As if the death orientation were not sufficient to churn the stomach of the observer, regardless of that observer's religious affiliations, then there is the barbaric actions of Islamist jihadists ranging from the stonings and other summary executions in Iran, Pakistan, Afghanistan, and Somalia to the mere maimings purportedly demanded by Sharia law.
The Islamist understanding of Islam deserves--no--demands the condemnation of all civilized people everywhere. Most of all it demands the most severe condemnation and rejection by people who are practicing, observant Muslims.
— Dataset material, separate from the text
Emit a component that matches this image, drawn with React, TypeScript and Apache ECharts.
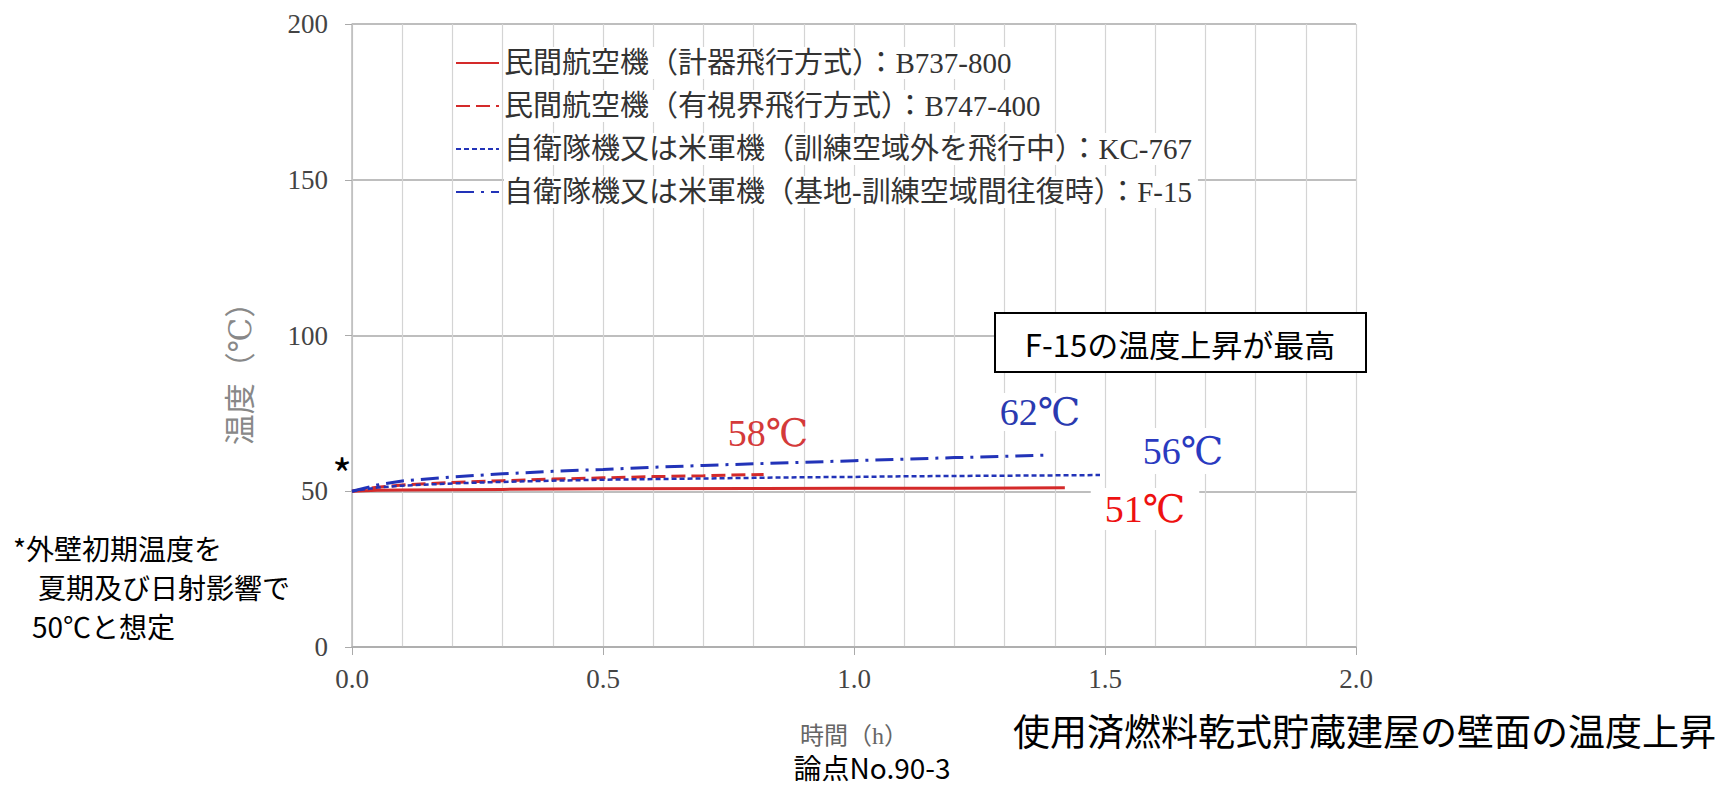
import React, { useEffect, useRef } from "react";
import * as echarts from "echarts";

const seriesNames = [
  "民間航空機（計器飛行方式）：B737-800",
  "民間航空機（有視界飛行方式）：B747-400",
  "自衛隊機又は米軍機（訓練空域外を飛行中）：KC-767",
  "自衛隊機又は米軍機（基地-訓練空域間往復時）：F-15",
];

const b737Time = [0, 0.05, 0.1, 0.3, 0.5, 0.8, 1.0, 1.2, 1.42];
const b737Temp = [50, 50.3, 50.4, 50.6, 50.8, 50.9, 51.0, 51.0, 51.1];

const b747Time = [0, 0.05, 0.1, 0.2, 0.3, 0.4, 0.5, 0.6, 0.7, 0.82];
const b747Temp = [50, 51.3, 52.0, 52.8, 53.4, 53.9, 54.3, 54.7, 55.0, 55.4];

const kc767Time = [0, 0.05, 0.1, 0.2, 0.3, 0.4, 0.5, 0.6, 0.7, 0.8, 0.9, 1.0, 1.1, 1.2, 1.3, 1.4, 1.49];
const kc767Temp = [50, 51.2, 51.8, 52.5, 53.0, 53.4, 53.7, 53.9, 54.1, 54.3, 54.5, 54.6, 54.8, 54.9, 55.0, 55.1, 55.2];

const f15Time = [0, 0.05, 0.1, 0.2, 0.3, 0.4, 0.5, 0.6, 0.7, 0.8, 0.9, 1.0, 1.1, 1.2, 1.3, 1.38];
const f15Temp = [50, 52.0, 53.3, 54.6, 55.6, 56.4, 57.0, 57.7, 58.3, 58.8, 59.3, 59.8, 60.3, 60.8, 61.2, 61.6];

const xTicks = [0, 0.5, 1.0, 1.5, 2.0];
const yTicks = [0, 50, 100, 150, 200];

const yAxisTitle = "温度（℃）";
const xAxisTitle = "時間（h）";
const peakLabels = ["58℃", "62℃", "56℃", "51℃"];
const boxText = "F-15の温度上昇が最高";
const noteLines = ["*外壁初期温度を", "夏期及び日射影響で", "50℃と想定"];
const pageTitle = "使用済燃料乾式貯蔵建屋の壁面の温度上昇";
const issueText = "論点No.90-3";

const SERIF = "'Liberation Serif', 'DejaVu Serif', 'Noto Sans CJK JP', serif";
const SANS = "'Noto Sans CJK JP', 'Noto Sans', sans-serif";

const pairs = (t: number[], v: number[]) => t.map((x, i) => [x, v[i]]);

export default function App() {
  const ref = useRef<HTMLDivElement>(null);
  useEffect(() => {
    if (!ref.current) return;
    const chart = echarts.init(ref.current, undefined, { renderer: "svg" });
    const red = "#d42a2a";
    const blue = "#2233b8";
    chart.setOption({
      animation: false,
      backgroundColor: "#fff",
      grid: { left: 352, right: 370, top: 24, bottom: 140, containLabel: false },
      xAxis: {
        type: "value",
        min: xTicks[0],
        max: xTicks[xTicks.length - 1],
        interval: 0.5,
        name: xAxisTitle,
        nameLocation: "middle",
        nameGap: 77,
        nameTextStyle: { color: "#666", fontSize: 24, fontFamily: SERIF },
        axisLine: { show: true, lineStyle: { color: "#aaa", width: 1.5 } },
        axisTick: { show: true, length: 8, lineStyle: { color: "#aaa" } },
        axisLabel: {
          color: "#444",
          fontSize: 27,
          fontFamily: SERIF,
          margin: 18,
          formatter: (v: number) => v.toFixed(1),
        },
        splitLine: { show: true, lineStyle: { color: "#d4d4d4", width: 1.2 } },
        minorSplitLine: { show: true, lineStyle: { color: "#d4d4d4", width: 1.2 } },
      },
      yAxis: {
        type: "value",
        min: yTicks[0],
        max: yTicks[yTicks.length - 1],
        interval: 50,
        axisLine: { show: true, lineStyle: { color: "#bbb", width: 1.5 } },
        axisTick: { show: true, length: 7, lineStyle: { color: "#aaa" } },
        axisLabel: { color: "#444", fontSize: 27, fontFamily: SERIF, margin: 24 },
        splitLine: { show: true, lineStyle: { color: "#a8a8a8", width: 1.5 } },
      },
      legend: {
        orient: "vertical",
        left: 450,
        top: 42,
        itemWidth: 43,
        itemHeight: 14,
        itemGap: 11,
        data: seriesNames,
        itemStyle: { opacity: 0 },
        textStyle: {
          color: "#333",
          fontSize: 29,
          lineHeight: 30,
          fontFamily: SERIF,
          backgroundColor: "#fff",
          padding: [1, 6, 1, 0],
        },
      },
      series: [
        {
          name: seriesNames[0],
          type: "line",
          data: pairs(b737Time, b737Temp),
          showSymbol: false,
          symbol: "none",
          lineStyle: { color: red, width: 3, type: "solid" },
          itemStyle: { color: red },
          z: 4,
        },
        {
          name: seriesNames[1],
          type: "line",
          data: pairs(b747Time, b747Temp),
          showSymbol: false,
          symbol: "none",
          lineStyle: { color: red, width: 3, type: [14, 6] },
          itemStyle: { color: red },
          z: 4,
        },
        {
          name: seriesNames[2],
          type: "line",
          data: pairs(kc767Time, kc767Temp),
          showSymbol: false,
          symbol: "none",
          lineStyle: { color: blue, width: 2.5, type: [5, 3] },
          itemStyle: { color: blue },
          z: 4,
        },
        {
          name: seriesNames[3],
          type: "line",
          data: pairs(f15Time, f15Temp),
          showSymbol: false,
          symbol: "none",
          lineStyle: { color: blue, width: 3, type: [18, 7, 3, 7] },
          itemStyle: { color: blue },
          z: 4,
        },
      ],
      graphic: [
        {
          type: "text",
          x: 240,
          y: 366,
          rotation: Math.PI / 2,
          z: 10,
          style: { text: yAxisTitle, fill: "#888", fontSize: 31, fontFamily: SERIF, align: "center", verticalAlign: "middle" },
        },
        {
          type: "text",
          x: 768,
          y: 433,
          z: 10,
          style: { text: peakLabels[0], fill: "#d43a3a", fontSize: 38, fontFamily: SERIF, align: "center", verticalAlign: "middle" },
        },
        {
          type: "text",
          x: 1040,
          y: 412,
          z: 10,
          style: { text: peakLabels[1], fill: "#2a3ab0", fontSize: 38, fontFamily: SERIF, align: "center", verticalAlign: "middle", backgroundColor: "#fff" },
        },
        {
          type: "text",
          x: 1183,
          y: 451,
          z: 10,
          style: { text: peakLabels[2], fill: "#2a3ac0", fontSize: 38, fontFamily: SERIF, align: "center", verticalAlign: "middle", backgroundColor: "#fff", padding: [4, 14] },
        },
        {
          type: "text",
          x: 1145,
          y: 509,
          z: 10,
          style: { text: peakLabels[3], fill: "#ee1111", fontSize: 38, fontFamily: SERIF, align: "center", verticalAlign: "middle", backgroundColor: "#fff", padding: [2, 14] },
        },
        {
          type: "text",
          x: 342,
          y: 472,
          z: 10,
          style: { text: "*", fill: "#000", fontSize: 42, fontFamily: SANS, align: "center", verticalAlign: "middle" },
        },
        {
          type: "rect",
          z: 10,
          shape: { x: 995, y: 313, width: 371, height: 59 },
          style: { fill: "#fff", stroke: "#000", lineWidth: 2 },
        },
        {
          type: "text",
          x: 1180,
          y: 343,
          z: 11,
          style: { text: boxText, fill: "#000", fontSize: 31, fontFamily: SANS, align: "center", verticalAlign: "middle" },
        },
        {
          type: "text",
          x: 13,
          y: 548,
          z: 10,
          style: { text: noteLines[0], fill: "#000", fontSize: 28, fontFamily: SANS, align: "left", verticalAlign: "middle" },
        },
        {
          type: "text",
          x: 38,
          y: 587,
          z: 10,
          style: { text: noteLines[1], fill: "#000", fontSize: 28, fontFamily: SANS, align: "left", verticalAlign: "middle" },
        },
        {
          type: "text",
          x: 32,
          y: 626,
          z: 10,
          style: { text: noteLines[2], fill: "#000", fontSize: 28, fontFamily: SANS, align: "left", verticalAlign: "middle" },
        },
        {
          type: "text",
          x: 1013,
          y: 730,
          z: 10,
          style: { text: pageTitle, fill: "#000", fontSize: 37, fontFamily: SANS, align: "left", verticalAlign: "middle" },
        },
        {
          type: "text",
          x: 872,
          y: 767,
          z: 10,
          style: { text: issueText, fill: "#000", fontSize: 28, fontFamily: SANS, align: "center", verticalAlign: "middle" },
        },
      ],
    });
    return () => chart.dispose();
  }, []);
  return <div ref={ref} style={{ width: 1726, height: 787, position: "absolute", left: 0, top: 0 }} />;
}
Islam's sacred writings do contain positive, life-affirming portions which are the equal of any such found in the literature of other religions. The responsibility of observant Muslims is to seize upon these and reject those parts which celebrate death and killing, worship hell with an almost pornographic focus, and capitalise on fear for the purposes of political power.
Unless and until observant Muslims, those for whom the Five Pillars are the centrality of faith, unite in rejection of the Islamist jihadists whether clerics or not, they must stand indicted as co-conspirators in the hijacking of Islam by the worst in their midst.
A religion in order to be a real benefit to those who follow it must focus on life, not death, must serve to promote an openness to other communities rather than to separate, build walls, and foster fear and distrust. A worthy religion is one which recognises in its practices the dignity of human life, the creativity of people, the genus of people for good.
Islamism, whether in Iran or elsewhere, does not serve life, does not celebrate love, does not portray a deity worthy of worship. Islamism is simply the tool of the seekers after power who are willing to climb to the summit on slippery mounds of bloody bodies.
Unless and until observant Muslims unite against those Islamists, those jihadists who worship death and hell, they have absolutely no complaints to make against those who express their revulsion at the evils committed in the name of Allah.